GIVEN INFORMATION =>
══════

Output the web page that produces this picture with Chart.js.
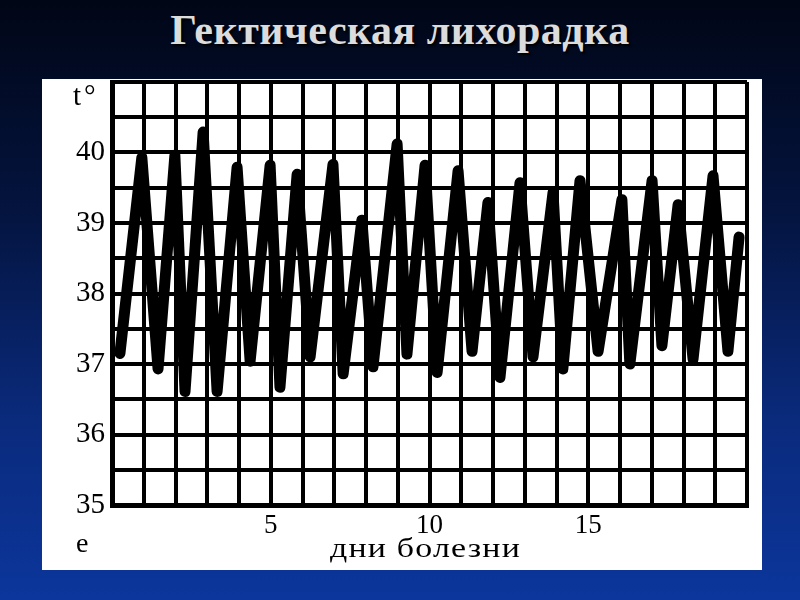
<!DOCTYPE html>
<html lang="ru">
<head>
<meta charset="utf-8">
<title>Гектическая лихорадка</title>
<script src="https://cdn.jsdelivr.net/npm/chart.js@4/dist/chart.umd.min.js"></script>
<style>
    html, body {
        margin: 0;
        padding: 0;
    }
    body {
        width: 800px;
        height: 600px;
        position: relative;
        overflow: hidden;
        background: linear-gradient(180deg, #010616 0%, #04143f 35%, #0a2a7c 70%, #0c369c 100%);
        font-family: "Liberation Serif", "Times New Roman", serif;
    }
    h1 {
        position: absolute;
        left: 0;
        top: 6px;
        width: 800px;
        margin: 0;
        text-align: center;
        font-size: 42px;
        font-weight: bold;
        letter-spacing: 0.5px;
        color: #dcdcdc;
        text-shadow: 2px 2px 2px #000;
    }
    .panel {
        position: absolute;
        left: 42px;
        top: 79px;
        width: 720px;
        height: 491px;
        background: #fff;
    }
    .panel canvas {
        position: absolute;
        left: 0;
        top: 0;
    }
    .note {
        position: absolute;
        color: #000;
        white-space: nowrap;
    }
</style>
</head>
<body>
<h1>Гектическая лихорадка</h1>
<div class="panel">
    <canvas id="feverChart" width="720" height="491"></canvas>
    <div class="note" style="left: 31px; top: 0px; font-size: 29px; letter-spacing: 3px;">t°</div>
    <div class="note" style="left: 34px; top: 448px; font-size: 28px;">e</div>
    <div class="note" style="left: 288px; top: 453px; font-size: 28px; letter-spacing: 1px; transform: scaleX(1.21); transform-origin: left top;">дни болезни</div>
</div>
<script>
// Hectic fever: morning / evening readings over 20 days of illness
const days = [0.25, 0.94, 1.45, 1.98, 2.30, 2.87, 3.31, 3.94, 4.35, 4.98,
              5.29, 5.83, 6.24, 6.96, 7.28, 7.87, 8.22, 8.98, 9.29, 9.86,
              10.24, 10.90, 11.34, 11.84, 12.22, 12.85, 13.26, 13.89, 14.20, 14.74,
              15.31, 16.06, 16.31, 17.01, 17.32, 17.83, 18.30, 18.93, 19.40, 19.75];
const temps = [37.15, 39.93, 36.93, 39.96, 36.61, 40.29, 36.61, 39.79, 37.04, 39.82,
               36.67, 39.69, 37.10, 39.83, 36.86, 39.04, 36.96, 40.12, 37.14, 39.82,
               36.88, 39.74, 37.18, 39.29, 36.81, 39.57, 37.10, 39.43, 36.93, 39.60,
               37.18, 39.33, 37.00, 39.60, 37.26, 39.26, 37.07, 39.67, 37.18, 38.80];
const xTickLabels = ['5', '10', '15'];
const yTickLabels = ['35', '36', '37', '38', '39', '40'];

const points = days.map((d, i) => ({ x: d, y: temps[i] }));

const feverCtx = document.getElementById('feverChart');
new Chart(feverCtx, {
    type: 'line',
    data: {
        datasets: [{
            data: points,
            borderColor: '#000',
            borderWidth: 11,
            borderJoinStyle: 'round',
            borderCapStyle: 'round',
            pointRadius: 0,
            tension: 0,
            fill: false
        }]
    },
    options: {
        responsive: false,
        animation: false,
        layout: {
            padding: { left: 10, top: 3, right: 15, bottom: 0 }
        },
        plugins: {
            legend: { display: false },
            tooltip: { enabled: false }
        },
        scales: {
            x: {
                type: 'linear',
                min: 0,
                max: 20,
                afterFit: function(scale) {
                    scale.height = 65;
                    scale.paddingLeft = 0;
                    scale.paddingRight = 0;
                },
                ticks: {
                    stepSize: 1,
                    autoSkip: false,
                    maxRotation: 0,
                    padding: 5,
                    color: '#000',
                    font: { family: 'Liberation Serif', size: 27 },
                    callback: function(value) {
                        return xTickLabels.includes(String(value)) ? String(value) : '';
                    }
                },
                grid: {
                    color: '#000',
                    lineWidth: 4,
                    drawTicks: false
                },
                border: { color: '#000', width: 5 }
            },
            y: {
                min: 35,
                max: 41,
                afterFit: function(scale) {
                    scale.width = 60;
                    scale.paddingTop = 0;
                    scale.paddingBottom = 0;
                },
                ticks: {
                    stepSize: 0.5,
                    autoSkip: false,
                    padding: 7,
                    color: '#000',
                    font: { family: 'Liberation Serif', size: 29 },
                    callback: function(value) {
                        return yTickLabels.includes(String(value)) ? String(value) : '';
                    }
                },
                grid: {
                    color: '#000',
                    lineWidth: 4,
                    drawTicks: false
                },
                border: { color: '#000', width: 5 }
            }
        }
    }
});
</script>
</body>
</html>
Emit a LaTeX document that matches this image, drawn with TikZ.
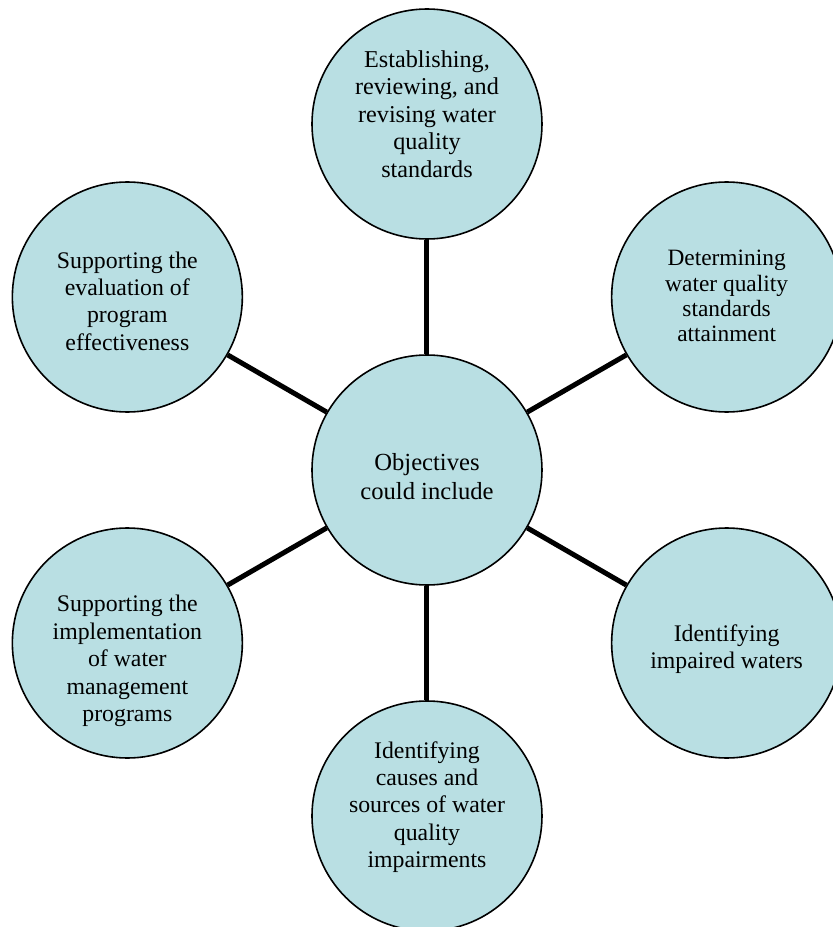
\documentclass[tikz,border=0pt]{standalone}
\usepackage{fontspec}
\setmainfont{Liberation Serif}
\usepackage{tikz}
\definecolor{pale}{RGB}{185,223,227}
\tikzstyle{hub} = [draw, fill=pale, circle, line width=0.8pt,
    minimum size=115pt, inner sep=0pt]
\tikzstyle{spoke} = [hub]
\tikzstyle{words} = [align=center, inner sep=0pt,
    font=\fontsize{11.9}{13.7}\selectfont]
\tikzstyle{link} = [draw, line width=2.5pt]

\begin{document}
\begin{tikzpicture}
    % page frame
    \useasboundingbox (-213.5pt,-228.5pt) rectangle (203pt,235pt);

    % centre circle
    \node [hub] (goal) at (0,0) {};

    % six circles round it
    \node [spoke] (standards) at (90:173pt) {};
    \node [spoke] (attain) at (30:173pt) {};
    \node [spoke] (impaired) at (-30:173pt) {};
    \node [spoke] (causes) at (-90:173pt) {};
    \node [spoke] (implement) at (-150:173pt) {};
    \node [spoke] (evaluate) at (150:173pt) {};

    % text in the circles
    \node [words, font=\fontsize{12.3}{14.5}\selectfont,
        yshift=-3.5pt] (goal-t) at (goal) {Objectives\\could include};
    \node [words, font=\fontsize{12.1}{13.8}\selectfont,
        yshift=5pt] (standards-t) at (standards)
        {Establishing,\\reviewing, and\\revising water\\quality\\standards};
    \node [words, font=\fontsize{11.7}{12.6}\selectfont,
        yshift=0.5pt] (attain-t) at (attain)
        {Determining\\water quality\\standards\\attainment};
    \node [words, yshift=-3pt] (impaired-t) at (impaired)
        {Identifying\\impaired waters};
    \node [words, yshift=4.5pt] (causes-t) at (causes)
        {Identifying\\causes and\\sources of water\\quality\\impairments};
    \node [words, yshift=-9pt] (implement-t) at (implement)
        {Supporting the\\implementation\\of water\\management\\programs};
    \node [words, yshift=-2pt] (evaluate-t) at (evaluate)
        {Supporting the\\evaluation of\\program\\effectiveness};

    % spokes
    \draw [link] (goal) -- (standards);
    \draw [link] (goal) -- (attain);
    \draw [link] (goal) -- (impaired);
    \draw [link] (goal) -- (causes);
    \draw [link] (goal) -- (implement);
    \draw [link] (goal) -- (evaluate);
\end{tikzpicture}
\end{document}
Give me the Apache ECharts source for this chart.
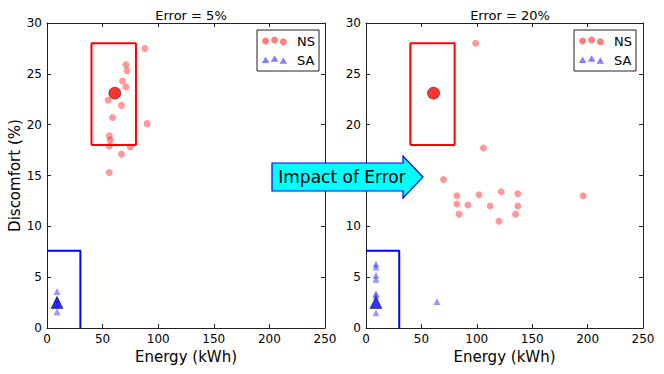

══════

STATED GOAL => Leave the pictures out and print the records above exactly as they stand.

TASK OUTPUT =>
Output the web page that produces this picture with Chart.js.
<!DOCTYPE html>
<html lang="ru">
<head>
<meta charset="utf-8">
<title>Гектическая лихорадка</title>
<script src="https://cdn.jsdelivr.net/npm/chart.js@4/dist/chart.umd.min.js"></script>
<style>
    html, body {
        margin: 0;
        padding: 0;
    }
    body {
        width: 800px;
        height: 600px;
        position: relative;
        overflow: hidden;
        background: linear-gradient(180deg, #010616 0%, #04143f 35%, #0a2a7c 70%, #0c369c 100%);
        font-family: "Liberation Serif", "Times New Roman", serif;
    }
    h1 {
        position: absolute;
        left: 0;
        top: 6px;
        width: 800px;
        margin: 0;
        text-align: center;
        font-size: 42px;
        font-weight: bold;
        letter-spacing: 0.5px;
        color: #dcdcdc;
        text-shadow: 2px 2px 2px #000;
    }
    .panel {
        position: absolute;
        left: 42px;
        top: 79px;
        width: 720px;
        height: 491px;
        background: #fff;
    }
    .panel canvas {
        position: absolute;
        left: 0;
        top: 0;
    }
    .note {
        position: absolute;
        color: #000;
        white-space: nowrap;
    }
</style>
</head>
<body>
<h1>Гектическая лихорадка</h1>
<div class="panel">
    <canvas id="feverChart" width="720" height="491"></canvas>
    <div class="note" style="left: 31px; top: 0px; font-size: 29px; letter-spacing: 3px;">t°</div>
    <div class="note" style="left: 34px; top: 448px; font-size: 28px;">e</div>
    <div class="note" style="left: 288px; top: 453px; font-size: 28px; letter-spacing: 1px; transform: scaleX(1.21); transform-origin: left top;">дни болезни</div>
</div>
<script>
// Hectic fever: morning / evening readings over 20 days of illness
const days = [0.25, 0.94, 1.45, 1.98, 2.30, 2.87, 3.31, 3.94, 4.35, 4.98,
              5.29, 5.83, 6.24, 6.96, 7.28, 7.87, 8.22, 8.98, 9.29, 9.86,
              10.24, 10.90, 11.34, 11.84, 12.22, 12.85, 13.26, 13.89, 14.20, 14.74,
              15.31, 16.06, 16.31, 17.01, 17.32, 17.83, 18.30, 18.93, 19.40, 19.75];
const temps = [37.15, 39.93, 36.93, 39.96, 36.61, 40.29, 36.61, 39.79, 37.04, 39.82,
               36.67, 39.69, 37.10, 39.83, 36.86, 39.04, 36.96, 40.12, 37.14, 39.82,
               36.88, 39.74, 37.18, 39.29, 36.81, 39.57, 37.10, 39.43, 36.93, 39.60,
               37.18, 39.33, 37.00, 39.60, 37.26, 39.26, 37.07, 39.67, 37.18, 38.80];
const xTickLabels = ['5', '10', '15'];
const yTickLabels = ['35', '36', '37', '38', '39', '40'];

const points = days.map((d, i) => ({ x: d, y: temps[i] }));

const feverCtx = document.getElementById('feverChart');
new Chart(feverCtx, {
    type: 'line',
    data: {
        datasets: [{
            data: points,
            borderColor: '#000',
            borderWidth: 11,
            borderJoinStyle: 'round',
            borderCapStyle: 'round',
            pointRadius: 0,
            tension: 0,
            fill: false
        }]
    },
    options: {
        responsive: false,
        animation: false,
        layout: {
            padding: { left: 10, top: 3, right: 15, bottom: 0 }
        },
        plugins: {
            legend: { display: false },
            tooltip: { enabled: false }
        },
        scales: {
            x: {
                type: 'linear',
                min: 0,
                max: 20,
                afterFit: function(scale) {
                    scale.height = 65;
                    scale.paddingLeft = 0;
                    scale.paddingRight = 0;
                },
                ticks: {
                    stepSize: 1,
                    autoSkip: false,
                    maxRotation: 0,
                    padding: 5,
                    color: '#000',
                    font: { family: 'Liberation Serif', size: 27 },
                    callback: function(value) {
                        return xTickLabels.includes(String(value)) ? String(value) : '';
                    }
                },
                grid: {
                    color: '#000',
                    lineWidth: 4,
                    drawTicks: false
                },
                border: { color: '#000', width: 5 }
            },
            y: {
                min: 35,
                max: 41,
                afterFit: function(scale) {
                    scale.width = 60;
                    scale.paddingTop = 0;
                    scale.paddingBottom = 0;
                },
                ticks: {
                    stepSize: 0.5,
                    autoSkip: false,
                    padding: 7,
                    color: '#000',
                    font: { family: 'Liberation Serif', size: 29 },
                    callback: function(value) {
                        return yTickLabels.includes(String(value)) ? String(value) : '';
                    }
                },
                grid: {
                    color: '#000',
                    lineWidth: 4,
                    drawTicks: false
                },
                border: { color: '#000', width: 5 }
            }
        }
    }
});
</script>
</body>
</html>
Emit a LaTeX document that matches this image, drawn with TikZ.
\documentclass[tikz,border=0pt]{standalone}
\usepackage{fontspec}
\setmainfont{Liberation Serif}
\usepackage{tikz}
\definecolor{pale}{RGB}{185,223,227}
\tikzstyle{hub} = [draw, fill=pale, circle, line width=0.8pt,
    minimum size=115pt, inner sep=0pt]
\tikzstyle{spoke} = [hub]
\tikzstyle{words} = [align=center, inner sep=0pt,
    font=\fontsize{11.9}{13.7}\selectfont]
\tikzstyle{link} = [draw, line width=2.5pt]

\begin{document}
\begin{tikzpicture}
    % page frame
    \useasboundingbox (-213.5pt,-228.5pt) rectangle (203pt,235pt);

    % centre circle
    \node [hub] (goal) at (0,0) {};

    % six circles round it
    \node [spoke] (standards) at (90:173pt) {};
    \node [spoke] (attain) at (30:173pt) {};
    \node [spoke] (impaired) at (-30:173pt) {};
    \node [spoke] (causes) at (-90:173pt) {};
    \node [spoke] (implement) at (-150:173pt) {};
    \node [spoke] (evaluate) at (150:173pt) {};

    % text in the circles
    \node [words, font=\fontsize{12.3}{14.5}\selectfont,
        yshift=-3.5pt] (goal-t) at (goal) {Objectives\\could include};
    \node [words, font=\fontsize{12.1}{13.8}\selectfont,
        yshift=5pt] (standards-t) at (standards)
        {Establishing,\\reviewing, and\\revising water\\quality\\standards};
    \node [words, font=\fontsize{11.7}{12.6}\selectfont,
        yshift=0.5pt] (attain-t) at (attain)
        {Determining\\water quality\\standards\\attainment};
    \node [words, yshift=-3pt] (impaired-t) at (impaired)
        {Identifying\\impaired waters};
    \node [words, yshift=4.5pt] (causes-t) at (causes)
        {Identifying\\causes and\\sources of water\\quality\\impairments};
    \node [words, yshift=-9pt] (implement-t) at (implement)
        {Supporting the\\implementation\\of water\\management\\programs};
    \node [words, yshift=-2pt] (evaluate-t) at (evaluate)
        {Supporting the\\evaluation of\\program\\effectiveness};

    % spokes
    \draw [link] (goal) -- (standards);
    \draw [link] (goal) -- (attain);
    \draw [link] (goal) -- (impaired);
    \draw [link] (goal) -- (causes);
    \draw [link] (goal) -- (implement);
    \draw [link] (goal) -- (evaluate);
\end{tikzpicture}
\end{document}
Give me the Apache ECharts source for this chart.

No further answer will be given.